**Recorded information**

________

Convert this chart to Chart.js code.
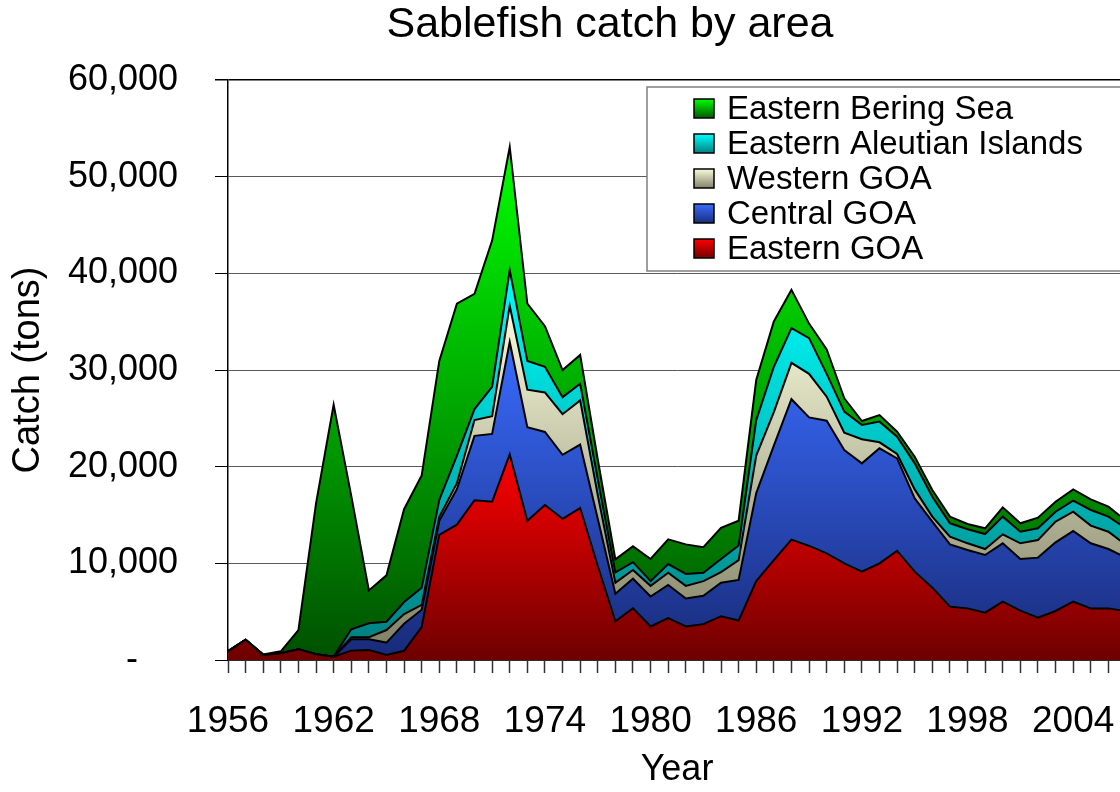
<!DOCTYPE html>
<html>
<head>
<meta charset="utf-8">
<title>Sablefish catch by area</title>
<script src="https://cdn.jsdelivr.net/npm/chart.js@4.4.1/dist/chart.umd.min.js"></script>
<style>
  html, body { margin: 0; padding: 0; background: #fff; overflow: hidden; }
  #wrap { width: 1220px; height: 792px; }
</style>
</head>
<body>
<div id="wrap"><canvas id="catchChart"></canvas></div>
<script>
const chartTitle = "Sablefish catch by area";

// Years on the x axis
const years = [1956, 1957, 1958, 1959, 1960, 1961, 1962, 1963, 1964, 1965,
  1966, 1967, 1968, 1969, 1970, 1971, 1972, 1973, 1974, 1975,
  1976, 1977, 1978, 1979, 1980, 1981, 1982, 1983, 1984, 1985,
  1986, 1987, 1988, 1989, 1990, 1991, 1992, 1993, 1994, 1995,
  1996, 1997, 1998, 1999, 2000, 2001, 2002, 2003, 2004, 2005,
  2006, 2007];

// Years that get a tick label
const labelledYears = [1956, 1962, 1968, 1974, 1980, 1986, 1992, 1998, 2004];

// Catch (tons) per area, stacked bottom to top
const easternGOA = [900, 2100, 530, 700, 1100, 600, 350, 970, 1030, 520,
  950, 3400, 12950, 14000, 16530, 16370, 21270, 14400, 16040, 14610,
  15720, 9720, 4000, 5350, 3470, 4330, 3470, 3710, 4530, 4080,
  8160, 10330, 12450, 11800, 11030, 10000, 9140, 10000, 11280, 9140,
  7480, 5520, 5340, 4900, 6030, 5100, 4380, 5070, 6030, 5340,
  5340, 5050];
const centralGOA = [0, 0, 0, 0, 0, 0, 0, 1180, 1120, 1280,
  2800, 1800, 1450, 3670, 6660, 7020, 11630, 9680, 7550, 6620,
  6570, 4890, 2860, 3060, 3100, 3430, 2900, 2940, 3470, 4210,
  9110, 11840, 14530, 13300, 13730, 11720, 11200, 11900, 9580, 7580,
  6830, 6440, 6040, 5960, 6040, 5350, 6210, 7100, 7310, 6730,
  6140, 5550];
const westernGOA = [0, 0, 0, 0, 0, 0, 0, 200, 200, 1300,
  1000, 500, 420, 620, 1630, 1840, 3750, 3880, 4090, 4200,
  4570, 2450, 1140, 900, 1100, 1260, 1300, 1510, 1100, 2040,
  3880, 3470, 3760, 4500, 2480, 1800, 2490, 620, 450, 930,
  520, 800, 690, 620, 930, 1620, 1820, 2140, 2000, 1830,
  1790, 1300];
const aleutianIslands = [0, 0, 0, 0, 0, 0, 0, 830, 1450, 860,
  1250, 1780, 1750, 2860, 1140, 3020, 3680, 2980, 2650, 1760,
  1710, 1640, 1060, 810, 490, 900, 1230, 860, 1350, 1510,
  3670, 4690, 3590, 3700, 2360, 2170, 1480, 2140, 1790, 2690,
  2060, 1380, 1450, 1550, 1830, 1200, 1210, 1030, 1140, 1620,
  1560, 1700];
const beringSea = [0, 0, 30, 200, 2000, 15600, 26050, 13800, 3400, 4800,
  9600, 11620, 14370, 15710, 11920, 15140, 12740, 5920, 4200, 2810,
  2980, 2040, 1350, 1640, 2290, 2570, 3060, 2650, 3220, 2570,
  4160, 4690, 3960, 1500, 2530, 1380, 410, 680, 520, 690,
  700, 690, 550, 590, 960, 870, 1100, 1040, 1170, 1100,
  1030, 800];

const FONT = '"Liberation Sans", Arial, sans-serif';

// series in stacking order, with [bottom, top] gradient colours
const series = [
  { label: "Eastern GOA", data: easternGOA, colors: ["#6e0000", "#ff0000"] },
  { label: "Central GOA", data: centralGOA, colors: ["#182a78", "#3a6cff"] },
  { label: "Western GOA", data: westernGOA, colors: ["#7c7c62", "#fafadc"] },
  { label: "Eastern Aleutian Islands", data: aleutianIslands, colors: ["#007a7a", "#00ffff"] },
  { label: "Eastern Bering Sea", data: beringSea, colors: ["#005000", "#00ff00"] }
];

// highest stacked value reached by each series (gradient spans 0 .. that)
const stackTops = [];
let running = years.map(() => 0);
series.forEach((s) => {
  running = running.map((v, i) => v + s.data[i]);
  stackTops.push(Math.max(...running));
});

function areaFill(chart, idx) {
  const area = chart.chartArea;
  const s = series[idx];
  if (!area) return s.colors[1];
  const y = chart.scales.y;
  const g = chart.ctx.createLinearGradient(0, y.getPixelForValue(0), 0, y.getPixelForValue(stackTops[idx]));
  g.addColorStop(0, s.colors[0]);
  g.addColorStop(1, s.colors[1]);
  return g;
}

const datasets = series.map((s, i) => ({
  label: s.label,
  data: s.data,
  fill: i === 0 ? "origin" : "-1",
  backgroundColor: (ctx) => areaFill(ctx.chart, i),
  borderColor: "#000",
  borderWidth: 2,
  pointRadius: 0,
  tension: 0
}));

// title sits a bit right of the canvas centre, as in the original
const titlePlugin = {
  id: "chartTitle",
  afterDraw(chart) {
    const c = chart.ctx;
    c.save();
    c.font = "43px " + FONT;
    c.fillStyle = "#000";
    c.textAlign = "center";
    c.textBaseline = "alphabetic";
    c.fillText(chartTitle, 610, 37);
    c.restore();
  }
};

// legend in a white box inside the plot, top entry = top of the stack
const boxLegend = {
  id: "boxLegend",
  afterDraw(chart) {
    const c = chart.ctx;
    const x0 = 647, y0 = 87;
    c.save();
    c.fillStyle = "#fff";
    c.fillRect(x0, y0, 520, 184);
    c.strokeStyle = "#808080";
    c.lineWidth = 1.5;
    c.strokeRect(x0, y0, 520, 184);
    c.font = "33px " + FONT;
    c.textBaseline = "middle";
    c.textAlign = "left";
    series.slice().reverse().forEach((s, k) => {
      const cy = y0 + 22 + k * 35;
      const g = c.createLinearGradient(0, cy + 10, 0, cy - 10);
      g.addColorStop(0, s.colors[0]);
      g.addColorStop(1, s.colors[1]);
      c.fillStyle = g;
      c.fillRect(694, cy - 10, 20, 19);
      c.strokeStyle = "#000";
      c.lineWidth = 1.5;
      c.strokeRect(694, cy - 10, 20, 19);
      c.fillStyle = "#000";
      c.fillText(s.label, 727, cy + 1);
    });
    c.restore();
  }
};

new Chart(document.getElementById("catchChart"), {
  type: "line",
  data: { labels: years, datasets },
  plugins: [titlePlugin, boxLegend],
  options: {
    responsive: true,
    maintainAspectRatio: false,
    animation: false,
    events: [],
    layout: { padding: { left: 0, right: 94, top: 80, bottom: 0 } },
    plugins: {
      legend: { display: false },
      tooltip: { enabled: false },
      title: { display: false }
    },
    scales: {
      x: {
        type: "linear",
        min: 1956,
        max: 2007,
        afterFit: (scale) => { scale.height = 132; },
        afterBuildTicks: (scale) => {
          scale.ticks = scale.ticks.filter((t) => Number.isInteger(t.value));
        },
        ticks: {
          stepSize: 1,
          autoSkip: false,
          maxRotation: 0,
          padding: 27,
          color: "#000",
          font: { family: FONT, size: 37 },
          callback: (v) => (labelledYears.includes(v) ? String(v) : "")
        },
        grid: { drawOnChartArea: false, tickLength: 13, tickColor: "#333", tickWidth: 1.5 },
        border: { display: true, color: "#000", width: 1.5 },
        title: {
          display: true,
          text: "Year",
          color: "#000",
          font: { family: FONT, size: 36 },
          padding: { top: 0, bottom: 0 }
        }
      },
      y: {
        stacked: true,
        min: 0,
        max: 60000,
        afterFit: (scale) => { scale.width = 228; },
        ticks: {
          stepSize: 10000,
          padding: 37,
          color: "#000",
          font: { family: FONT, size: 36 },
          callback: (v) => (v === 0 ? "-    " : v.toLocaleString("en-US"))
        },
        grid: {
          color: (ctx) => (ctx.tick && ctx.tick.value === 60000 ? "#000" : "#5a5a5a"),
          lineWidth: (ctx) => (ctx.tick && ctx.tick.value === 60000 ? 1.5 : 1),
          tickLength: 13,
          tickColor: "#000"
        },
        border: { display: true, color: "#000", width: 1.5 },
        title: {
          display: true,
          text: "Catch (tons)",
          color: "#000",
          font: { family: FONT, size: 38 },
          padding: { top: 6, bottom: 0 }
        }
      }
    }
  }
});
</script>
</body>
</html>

________

**Task**
Write out exactly the lines between the start of the data and the line with "1992, 1998, 2004];", including both, but none of the pictures.

**Output for this task**
Convert this chart to Chart.js code.
<!DOCTYPE html>
<html>
<head>
<meta charset="utf-8">
<title>Sablefish catch by area</title>
<script src="https://cdn.jsdelivr.net/npm/chart.js@4.4.1/dist/chart.umd.min.js"></script>
<style>
  html, body { margin: 0; padding: 0; background: #fff; overflow: hidden; }
  #wrap { width: 1220px; height: 792px; }
</style>
</head>
<body>
<div id="wrap"><canvas id="catchChart"></canvas></div>
<script>
const chartTitle = "Sablefish catch by area";

// Years on the x axis
const years = [1956, 1957, 1958, 1959, 1960, 1961, 1962, 1963, 1964, 1965,
  1966, 1967, 1968, 1969, 1970, 1971, 1972, 1973, 1974, 1975,
  1976, 1977, 1978, 1979, 1980, 1981, 1982, 1983, 1984, 1985,
  1986, 1987, 1988, 1989, 1990, 1991, 1992, 1993, 1994, 1995,
  1996, 1997, 1998, 1999, 2000, 2001, 2002, 2003, 2004, 2005,
  2006, 2007];

// Years that get a tick label
const labelledYears = [1956, 1962, 1968, 1974, 1980, 1986, 1992, 1998, 2004];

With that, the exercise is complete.